I have had some practice using my dovetail jig . . . bits and pieced of scrap all over the garage.  

I tried to make a box but I found that all of the corners (single blind) were loose. Not tightfitting at all. It looks neat when it is sitting on the bench, but when you pick it up it goes all out of shape. There is little slack from side to side in the join, but most of it is front to back.

This is what I am using . . .

Dewalt 616
1/2 King Dovetail Jig
1/2 Craftsman Dovetail bit
adapter plate that came with the Craftsman router table adapter plate (the bit is slightly off center in the hole)
1x4 clear pine

What am I doing wrong??


----------



## kp91 (Sep 10, 2004)

Are you using a guide bushing on your baseplate or a bearing mounted on the bit? If your baseplate hole is off and you are using a guide bushing, that is your problem.

If you are not using a guide bushing, try fiddling with the height of your router bit. Try lowering it just a hair, that might do the trick.


----------



## Zuki (Sep 7, 2005)

Im using a guide bushing on the baseplate. No bearing on the bit.

The baseplate is not Dewalt, but a craftsman adaptor plate so that I can mount the router to my Craftsman table. The bushing will not fit my Dewalt plate so Im using it on the craftsman adaptor plate.

This is a smidge different then what you proposed Doug . . . thoughts on this combo?? Im thinking I should spring for the correct 7/16 brass bushing for my Dewalt baseplate.


----------



## kp91 (Sep 10, 2004)

If there is a way to make sure that the bushing is centered, than any brand of bushings will do as long as they are tight, and don't move around once installed. An easy way to make sure your bushings are centered is to use a small ID bushing, and a router bit that matches. With your router UNPLUGGED, chuck up both the bit and the guide bushing, and the bit should move freely when turned the wrong way in the bushing.

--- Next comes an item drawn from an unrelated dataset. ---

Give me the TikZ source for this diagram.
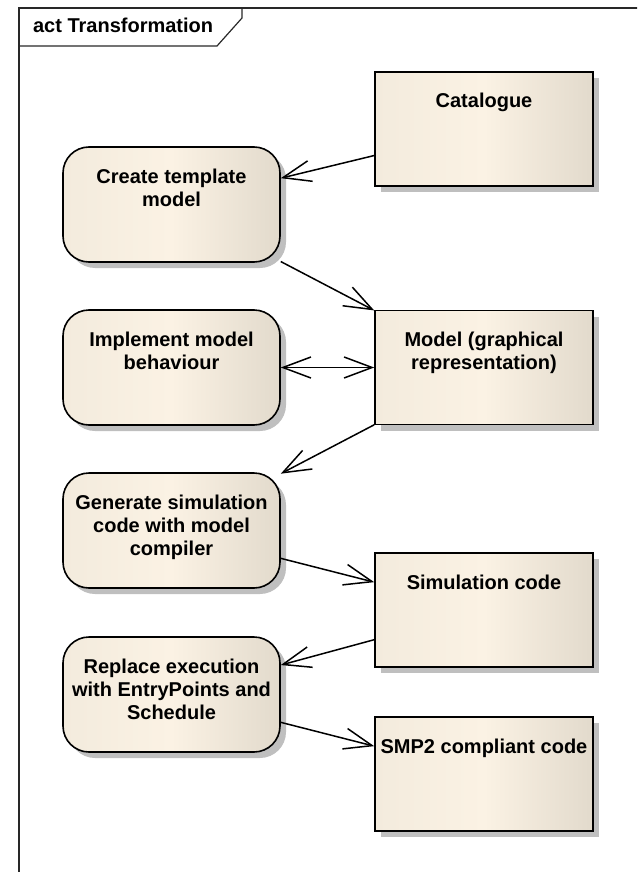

There are several aftermarket centering jigs that are also available, but this method works pretty well.


----------



## Zuki (Sep 7, 2005)

I'll see if I can "centre up" the bushing. Will keep you posted.

Tks Doug.


----------



## jerrymayfield (Sep 25, 2004)

90% of poor fitting dovetails made with a dovetail jig are due to height of the bit. Lower to loosen-higher to tighten.

regards
jerry


----------



## delroy33 (Sep 10, 2004)

The bushing in the router base must be concentric with router collet (motor shaft) and cutter.
You can purchase a setup arbor that will lineup the router base to the collet. After that is set, its a mater of getting the dove tail bit adjusted to control the desired joint fit.


----------



## Jigboy (Sep 24, 2004)

I have a Craftsman non-plunge router, gift from the wife, never centred, and as you change the depth, you have to try to adjust the base plate /bushing to centre the bit again. She found out I bought a Hitatchi, but I still sleep in the house!


----------